Pull out every line below holding the word "LaTeX".

(Rows from a dataset of charts and code)
####
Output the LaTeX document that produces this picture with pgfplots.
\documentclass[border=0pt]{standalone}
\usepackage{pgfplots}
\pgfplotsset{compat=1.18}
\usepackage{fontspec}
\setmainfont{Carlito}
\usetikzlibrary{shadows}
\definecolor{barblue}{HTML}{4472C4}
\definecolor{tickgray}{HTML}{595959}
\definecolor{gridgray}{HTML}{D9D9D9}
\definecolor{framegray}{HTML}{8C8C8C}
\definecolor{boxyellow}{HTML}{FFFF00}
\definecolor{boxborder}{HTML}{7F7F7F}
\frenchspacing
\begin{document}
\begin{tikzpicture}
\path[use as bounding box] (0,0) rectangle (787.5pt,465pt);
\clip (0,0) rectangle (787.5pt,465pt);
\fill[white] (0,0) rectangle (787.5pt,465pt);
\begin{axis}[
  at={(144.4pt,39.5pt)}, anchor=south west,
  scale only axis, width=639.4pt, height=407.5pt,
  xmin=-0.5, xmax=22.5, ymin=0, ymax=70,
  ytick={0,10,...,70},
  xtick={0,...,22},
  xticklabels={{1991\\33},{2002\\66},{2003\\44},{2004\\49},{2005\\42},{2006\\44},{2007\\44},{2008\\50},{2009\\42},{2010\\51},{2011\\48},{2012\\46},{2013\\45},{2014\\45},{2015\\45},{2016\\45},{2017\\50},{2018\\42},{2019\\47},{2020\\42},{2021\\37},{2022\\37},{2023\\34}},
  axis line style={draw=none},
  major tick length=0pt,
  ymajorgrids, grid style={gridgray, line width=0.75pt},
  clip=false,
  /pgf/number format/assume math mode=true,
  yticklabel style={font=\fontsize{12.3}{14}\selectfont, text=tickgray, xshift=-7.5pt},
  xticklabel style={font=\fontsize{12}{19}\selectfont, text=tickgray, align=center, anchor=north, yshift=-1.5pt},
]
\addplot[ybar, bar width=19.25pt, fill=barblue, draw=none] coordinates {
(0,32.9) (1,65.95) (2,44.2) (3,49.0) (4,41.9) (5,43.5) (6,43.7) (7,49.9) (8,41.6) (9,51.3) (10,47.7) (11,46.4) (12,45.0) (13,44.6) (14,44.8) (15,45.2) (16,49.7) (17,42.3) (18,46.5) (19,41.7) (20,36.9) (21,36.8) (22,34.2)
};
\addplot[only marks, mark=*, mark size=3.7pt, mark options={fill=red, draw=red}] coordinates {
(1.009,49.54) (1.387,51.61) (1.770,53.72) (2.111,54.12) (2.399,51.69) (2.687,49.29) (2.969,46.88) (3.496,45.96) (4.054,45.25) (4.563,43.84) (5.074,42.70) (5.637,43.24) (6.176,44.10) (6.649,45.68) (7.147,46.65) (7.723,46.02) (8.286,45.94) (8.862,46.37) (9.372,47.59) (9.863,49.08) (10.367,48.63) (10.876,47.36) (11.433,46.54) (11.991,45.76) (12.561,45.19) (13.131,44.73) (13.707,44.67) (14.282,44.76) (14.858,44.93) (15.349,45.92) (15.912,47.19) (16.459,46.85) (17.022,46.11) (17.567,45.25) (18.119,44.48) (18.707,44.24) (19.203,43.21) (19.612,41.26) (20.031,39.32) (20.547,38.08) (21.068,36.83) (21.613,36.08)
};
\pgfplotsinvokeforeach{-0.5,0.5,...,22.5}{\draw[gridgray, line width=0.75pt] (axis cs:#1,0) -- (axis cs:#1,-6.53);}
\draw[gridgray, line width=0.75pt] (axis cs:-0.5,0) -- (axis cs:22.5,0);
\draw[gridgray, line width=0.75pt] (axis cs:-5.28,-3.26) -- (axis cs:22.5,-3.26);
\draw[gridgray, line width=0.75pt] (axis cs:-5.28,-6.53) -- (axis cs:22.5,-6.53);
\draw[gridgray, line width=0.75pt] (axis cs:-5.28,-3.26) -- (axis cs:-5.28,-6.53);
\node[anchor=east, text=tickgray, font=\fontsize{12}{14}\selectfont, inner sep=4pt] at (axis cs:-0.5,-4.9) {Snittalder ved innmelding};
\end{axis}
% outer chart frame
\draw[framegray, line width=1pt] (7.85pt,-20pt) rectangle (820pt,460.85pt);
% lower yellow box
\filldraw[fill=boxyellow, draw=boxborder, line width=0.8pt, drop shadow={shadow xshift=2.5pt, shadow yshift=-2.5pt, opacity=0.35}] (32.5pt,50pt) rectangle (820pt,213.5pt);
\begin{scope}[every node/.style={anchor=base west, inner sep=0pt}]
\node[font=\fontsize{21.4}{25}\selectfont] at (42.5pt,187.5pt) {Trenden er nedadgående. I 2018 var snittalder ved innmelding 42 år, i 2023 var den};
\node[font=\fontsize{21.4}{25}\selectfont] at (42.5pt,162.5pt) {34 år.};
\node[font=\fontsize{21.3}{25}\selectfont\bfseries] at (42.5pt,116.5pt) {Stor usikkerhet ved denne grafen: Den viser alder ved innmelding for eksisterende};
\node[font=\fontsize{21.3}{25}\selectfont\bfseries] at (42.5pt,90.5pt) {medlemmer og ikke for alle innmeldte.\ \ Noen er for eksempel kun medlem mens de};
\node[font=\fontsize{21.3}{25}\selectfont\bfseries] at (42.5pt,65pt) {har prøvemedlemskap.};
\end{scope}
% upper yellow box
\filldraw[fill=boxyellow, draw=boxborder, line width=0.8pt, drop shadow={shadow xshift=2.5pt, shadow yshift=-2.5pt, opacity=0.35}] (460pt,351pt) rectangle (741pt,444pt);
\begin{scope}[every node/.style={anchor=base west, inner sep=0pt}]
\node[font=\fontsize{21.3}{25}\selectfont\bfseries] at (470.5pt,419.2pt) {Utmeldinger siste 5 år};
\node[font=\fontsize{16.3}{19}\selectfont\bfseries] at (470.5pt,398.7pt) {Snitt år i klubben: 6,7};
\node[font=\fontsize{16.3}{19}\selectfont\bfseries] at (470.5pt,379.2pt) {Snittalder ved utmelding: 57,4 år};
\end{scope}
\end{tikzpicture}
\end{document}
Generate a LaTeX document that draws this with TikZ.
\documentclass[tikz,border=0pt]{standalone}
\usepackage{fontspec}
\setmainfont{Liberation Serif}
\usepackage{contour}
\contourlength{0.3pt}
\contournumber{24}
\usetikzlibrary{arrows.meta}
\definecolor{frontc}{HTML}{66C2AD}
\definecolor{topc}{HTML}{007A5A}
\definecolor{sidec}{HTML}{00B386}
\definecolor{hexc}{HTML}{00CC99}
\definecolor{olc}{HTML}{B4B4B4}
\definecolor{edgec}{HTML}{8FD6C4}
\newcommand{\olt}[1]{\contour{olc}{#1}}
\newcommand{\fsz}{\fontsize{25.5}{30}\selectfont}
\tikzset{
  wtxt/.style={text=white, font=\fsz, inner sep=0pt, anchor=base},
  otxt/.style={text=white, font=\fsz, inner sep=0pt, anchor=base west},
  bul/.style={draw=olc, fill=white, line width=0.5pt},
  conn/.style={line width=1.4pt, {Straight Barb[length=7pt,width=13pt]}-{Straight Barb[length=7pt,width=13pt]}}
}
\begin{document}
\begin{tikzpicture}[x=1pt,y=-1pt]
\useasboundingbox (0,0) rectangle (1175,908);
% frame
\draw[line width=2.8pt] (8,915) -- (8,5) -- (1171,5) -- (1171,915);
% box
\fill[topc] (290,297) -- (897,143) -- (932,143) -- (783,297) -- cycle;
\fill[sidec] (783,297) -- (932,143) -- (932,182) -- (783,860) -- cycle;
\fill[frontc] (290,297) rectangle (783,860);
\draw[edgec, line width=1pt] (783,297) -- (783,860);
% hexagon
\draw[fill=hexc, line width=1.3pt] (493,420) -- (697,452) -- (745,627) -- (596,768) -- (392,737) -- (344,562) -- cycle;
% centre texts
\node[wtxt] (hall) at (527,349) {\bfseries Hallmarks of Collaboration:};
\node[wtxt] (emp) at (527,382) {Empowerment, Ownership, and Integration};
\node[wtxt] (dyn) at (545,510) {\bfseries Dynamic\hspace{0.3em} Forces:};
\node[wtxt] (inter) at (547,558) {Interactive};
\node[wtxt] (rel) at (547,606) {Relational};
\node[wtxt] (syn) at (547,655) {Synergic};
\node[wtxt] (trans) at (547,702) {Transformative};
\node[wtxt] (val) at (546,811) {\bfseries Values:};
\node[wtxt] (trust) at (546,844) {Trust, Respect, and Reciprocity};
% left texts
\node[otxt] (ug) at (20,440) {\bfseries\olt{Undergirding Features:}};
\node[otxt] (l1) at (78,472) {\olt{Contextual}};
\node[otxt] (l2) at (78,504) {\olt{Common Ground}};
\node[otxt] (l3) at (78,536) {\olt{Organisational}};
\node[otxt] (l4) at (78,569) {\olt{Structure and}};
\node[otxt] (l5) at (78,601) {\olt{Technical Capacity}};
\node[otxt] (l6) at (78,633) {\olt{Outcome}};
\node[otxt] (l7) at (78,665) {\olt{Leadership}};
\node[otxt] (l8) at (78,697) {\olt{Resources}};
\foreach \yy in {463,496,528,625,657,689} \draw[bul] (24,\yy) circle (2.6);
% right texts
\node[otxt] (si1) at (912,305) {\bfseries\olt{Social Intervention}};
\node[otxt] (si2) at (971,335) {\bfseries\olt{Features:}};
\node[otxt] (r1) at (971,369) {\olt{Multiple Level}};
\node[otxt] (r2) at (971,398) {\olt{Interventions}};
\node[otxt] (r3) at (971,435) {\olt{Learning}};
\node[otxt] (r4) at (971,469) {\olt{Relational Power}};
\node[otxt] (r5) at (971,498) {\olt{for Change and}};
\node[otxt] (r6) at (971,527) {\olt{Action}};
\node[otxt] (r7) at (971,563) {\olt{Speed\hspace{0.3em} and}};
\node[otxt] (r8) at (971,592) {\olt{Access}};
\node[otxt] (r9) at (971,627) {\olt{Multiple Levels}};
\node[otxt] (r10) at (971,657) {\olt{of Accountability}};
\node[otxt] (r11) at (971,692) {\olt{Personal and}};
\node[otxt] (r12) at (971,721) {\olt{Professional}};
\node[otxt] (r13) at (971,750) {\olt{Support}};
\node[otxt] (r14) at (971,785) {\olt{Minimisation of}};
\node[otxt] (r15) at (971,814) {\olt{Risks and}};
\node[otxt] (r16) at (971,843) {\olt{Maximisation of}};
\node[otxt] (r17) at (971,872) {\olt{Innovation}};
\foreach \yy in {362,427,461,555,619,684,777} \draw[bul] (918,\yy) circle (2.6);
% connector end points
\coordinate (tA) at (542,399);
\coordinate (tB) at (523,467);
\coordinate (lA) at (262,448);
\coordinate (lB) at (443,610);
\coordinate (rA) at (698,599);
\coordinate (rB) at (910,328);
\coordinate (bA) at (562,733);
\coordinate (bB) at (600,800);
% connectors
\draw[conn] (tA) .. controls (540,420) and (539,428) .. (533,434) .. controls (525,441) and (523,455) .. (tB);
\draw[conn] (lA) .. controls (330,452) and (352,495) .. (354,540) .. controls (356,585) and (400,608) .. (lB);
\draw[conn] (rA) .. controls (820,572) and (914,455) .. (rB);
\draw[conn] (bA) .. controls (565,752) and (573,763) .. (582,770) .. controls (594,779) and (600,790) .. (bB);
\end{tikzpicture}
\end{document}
####
● Response below:
Output the LaTeX document that produces this picture with pgfplots.
Generate a LaTeX document that draws this with TikZ.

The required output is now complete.